To meet the South Coast’s need for more telephone numbers, the California Public Utilities Commission (CPUC) is taking the first step toward adding an additional area code in the 805 Central Coast region. If it doesn’t, the 805 will run out of three-digit prefixes — the numbers immediately following an area code — in December 2018, according to an April report published by the North American Numbering Plan Administration (NANPA).
“Area code exhaust” will force government officials to introduce a new code by June 2018, said NANPA’s senior director John Manning. With only 792 prefixes in each area code, explained senior Numbering Plan Area (NPA) relief planner Joe Cocke, just 40 remain in the 805. Each prefix forms 10,000 phone numbers, but some are unusable because they start with service numbers like 9-1-1, 2-1-1, or 5-5-5.
“This is a normal life cycle of an area code,” said Cocke, who pointed to similar shifts planned for downtown Los Angeles, Oakland, and Sacramento. “It’s not just unique to the Central Coast.”
It remains to be seen whether the tri-counties will opt for the “area code overlay” option, in which existing users keep their numbers and new users take the new area code, or what’s known as a “split,” in which a smaller region within the 805 sees a new area code tacked onto existing users’ numbers. In both scenarios, everyone will have to start dialing the area code, even when making a local call. Calls that were local before the new area code will remain so, according to the NANPA’s website.
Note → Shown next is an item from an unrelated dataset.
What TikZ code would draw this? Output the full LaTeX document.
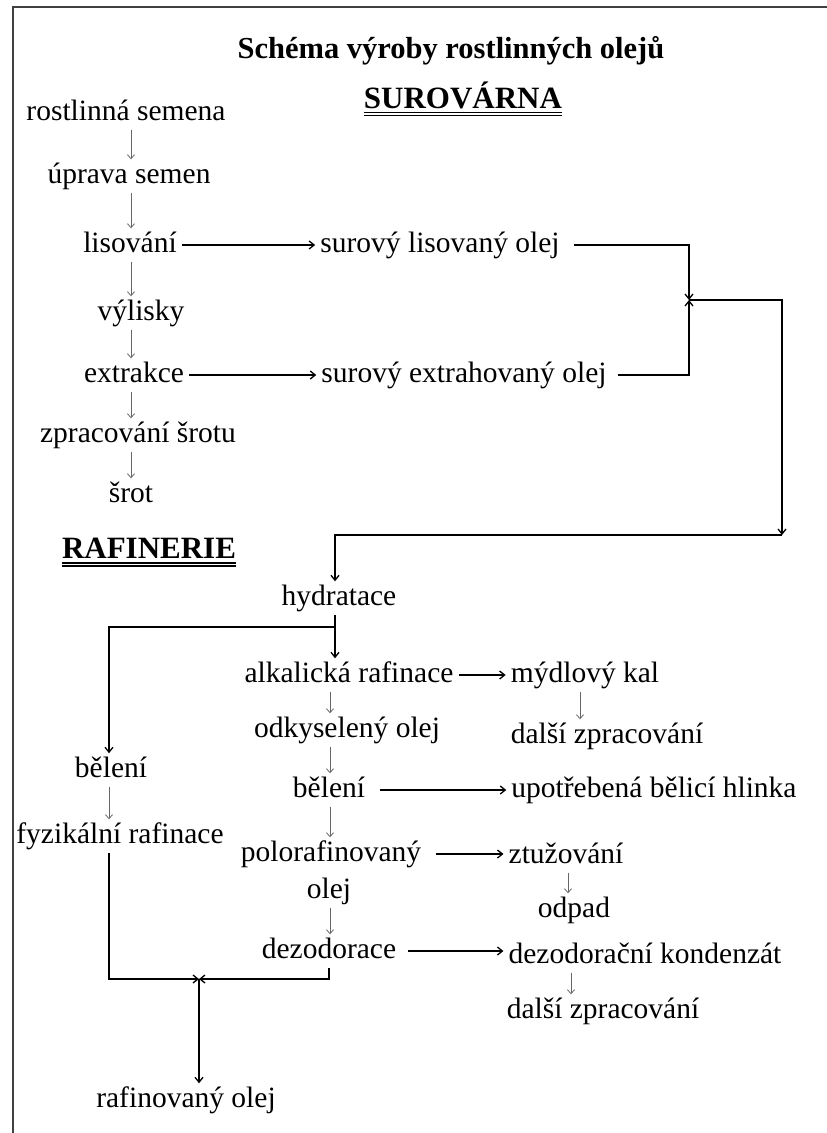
\documentclass[tikz,border=0pt]{standalone}
\usepackage{fontspec}
\setmainfont{Liberation Serif}
\usetikzlibrary{arrows.meta,calc}
\begin{document}
\begin{tikzpicture}[x=1pt,y=-1pt,
  lbl/.style={font=\fontsize{29.5}{34}\selectfont, anchor=base,
    inner xsep=5pt, inner ysep=3pt, text height=20.5pt, text depth=6.5pt},
  head/.style={font=\bfseries\fontsize{31}{36}\selectfont, anchor=base, inner sep=0pt},
  ttl/.style={font=\bfseries\fontsize{30.5}{36}\selectfont, anchor=base, inner sep=0pt},
  sarrow/.style={draw=black!60, line width=0.8pt, -{Straight Barb[length=4pt,width=7pt]}},
  conn/.style={draw=black, line width=1.3pt},
  tip/.style={-{Straight Barb[length=5pt,width=8pt]}},
  uline/.style={line width=1.2pt}
]
\useasboundingbox (0,0) rectangle (827,1133);
% frame
\draw[line width=2pt, black!75] (13,1133) -- (13,7) -- (827,7);

% headings
\node[ttl] (title) at (451,58) {Schéma výroby rostlinných olejů};
\node[head] (sur) at (463,108) {SUROVÁRNA};
\draw[uline] ([yshift=-4.5pt]sur.base west) -- ([yshift=-4.5pt]sur.base east);
\draw[uline] ([yshift=-7.5pt]sur.base west) -- ([yshift=-7.5pt]sur.base east);
\node[head] (raf-h) at (149,558) {RAFINERIE};
\draw[uline] ([yshift=-5pt]raf-h.base west) -- ([yshift=-5pt]raf-h.base east);
\draw[uline] ([yshift=-8pt]raf-h.base west) -- ([yshift=-8pt]raf-h.base east);

% column coordinates and junctions
\coordinate (cA) at (131,0);
\coordinate (cB) at (330,0);
\coordinate (cH) at (335,0);
\coordinate (cL) at (109,0);
\coordinate (c1) at (580,0);
\coordinate (c2) at (568,0);
\coordinate (c3) at (571,0);
\coordinate (j1) at (689,300);
\coordinate (k1) at (782,535);
\coordinate (j2) at (335,627);
\coordinate (j3) at (199,979);

% pressing and extraction
\node[lbl] (rs)   at (126,120) {rostlinná semena};
\node[lbl] (us)   at (129,183) {úprava semen};
\node[lbl] (lis)  at (130,252) {lisování};
\node[lbl] (vyl)  at (141,320) {výlisky};
\node[lbl] (ext)  at (134,382) {extrakce};
\node[lbl] (zpr)  at (138,442) {zpracování šrotu};
\node[lbl] (srot) at (131,502) {šrot};
\node[lbl] (slo)  at (440,252) {surový lisovaný olej};
\node[lbl] (seo)  at (464,382) {surový extrahovaný olej};

% refining
\node[lbl] (hyd)  at (339,605) {hydratace};
\node[lbl] (alk)  at (349,682) {alkalická rafinace};
\node[lbl] (myd)  at (585,682) {mýdlový kal};
\node[lbl] (dal1) at (607,743) {další zpracování};
\node[lbl] (odk)  at (347,737) {odkyselený olej};
\node[lbl] (bel1) at (111,777) {bělení};
\node[lbl] (bel2) at (329,797) {bělení};
\node[lbl] (upo)  at (654,797) {upotřebená bělicí hlinka};
\node[lbl] (fyz)  at (120,843) {fyzikální rafinace};
\node[lbl] (pol)  at (331,861) {polorafinovaný};
\node[lbl] (polb) at (329,898) {olej};
\node[lbl] (ztu)  at (566,863) {ztužování};
\node[lbl] (odp)  at (574,917) {odpad};
\node[lbl] (dez)  at (329,958) {dezodorace};
\node[lbl] (kon)  at (645,963) {dezodorační kondenzát};
\node[lbl] (dal2) at (603,1018) {další zpracování};
\node[lbl] (raf)  at (186,1107) {rafinovaný olej};

% short downward arrows
\draw[sarrow] (rs.south -| cA)  -- (us.north -| cA);
\draw[sarrow] (us.south -| cA)  -- (lis.north -| cA);
\draw[sarrow] (lis.south -| cA) -- (vyl.north -| cA);
\draw[sarrow] (vyl.south -| cA) -- (ext.north -| cA);
\draw[sarrow] (ext.south -| cA) -- (zpr.north -| cA);
\draw[sarrow] (zpr.south -| cA) -- (srot.north -| cA);
\draw[sarrow] (alk.south -| cB)  -- (odk.north -| cB);
\draw[sarrow] (odk.south -| cB)  -- (bel2.north -| cB);
\draw[sarrow] (bel2.south -| cB) -- (pol.north -| cB);
\draw[sarrow] (polb.south -| cB) -- (dez.north -| cB);
\draw[sarrow] (myd.south -| c1) -- (dal1.north -| c1);
\draw[sarrow] (ztu.south -| c2) -- (odp.north -| c2);
\draw[sarrow] (kon.south -| c3) -- (dal2.north -| c3);
\draw[sarrow] (bel1.south -| cL) -- (fyz.north -| cL);

% side streams
\draw[conn,tip] (lis.east) -- (lis.east -| slo.west);
\draw[conn,tip] (ext.east) -- (ext.east -| seo.west);
\draw[conn,tip] (alk.east) -- (alk.east -| myd.west);
\draw[conn,tip,shorten <=10pt] (bel2.east) -- (bel2.east -| upo.west);
\draw[conn,tip,shorten <=10pt] (pol.east) -- (pol.east -| ztu.west);
\draw[conn,tip,shorten <=7pt] (dez.east) -- (dez.east -| kon.west);

% crude oils to the refinery
\draw[conn,tip,shorten <=9pt] (slo.east) -| (j1);
\draw[conn,tip,shorten <=6pt] (seo.east) -| (j1);
\draw[conn,tip] (j1) -| (k1);
\draw[conn,tip] (k1) -- (k1 -| cH) -- (hyd.north -| cH);

% hydration splits into chemical and physical refining
\draw[conn] (hyd.south -| cH) -- (j2);
\draw[conn,tip] (j2) -- (alk.north -| cH);
\draw[conn,tip] (j2) -- (j2 -| cL) -- (bel1.north -| cL);

% both routes join into refined oil
\draw[conn,tip] (fyz.south -| cL) -- (cL |- j3) -- (j3);
\draw[conn,tip] (dez.south) -- (dez.south |- j3) -- (j3);
\draw[conn,tip] (j3) -- (raf.north -| j3);
\end{tikzpicture}
\end{document}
Following public information meetings in Oxnard and San Luis Obispo — Santa Barbara meets 7 p.m., August 22 at the Eastside Library’s Martin Luther King Jr. Wing (1102 East Montecito Street) — the CPUC must still approve any proposed changes, which would be further vetted in a month of public comment. The phone carriers, said CPUC spokesperson Christopher Chow, are pushing for area code overlay.
Since 1957, when the region broke off from Los Angeles’s 213, Santa Barbara, San Luis Obispo, and Ventura counties, as well as parts of Monterey and Kern counties, have branded themselves as the idyllic 805 — a place to drink Firestone Walker’s 805 beer and be close to the sea and mountains. From marijuana dispensaries to boba shops (805 Greens, 805 Ink, Fitness 805, 805 Roadside Assistance & Towing, and 805 Boba), local businesses have branded themselves with the logo.
“Using 805 in the name is really geared towards locals,” said Michael Norris, owner of 805 Boba at Paseo Nuevo. Norris believes the new area code will offer out-of-towners a little more of a story behind the shop’s name. Owners at State Street’s 805 Ink, founded seven years ago, said “[We] don’t think it’ll change anything for us.” The shop plans to “keep it old school.”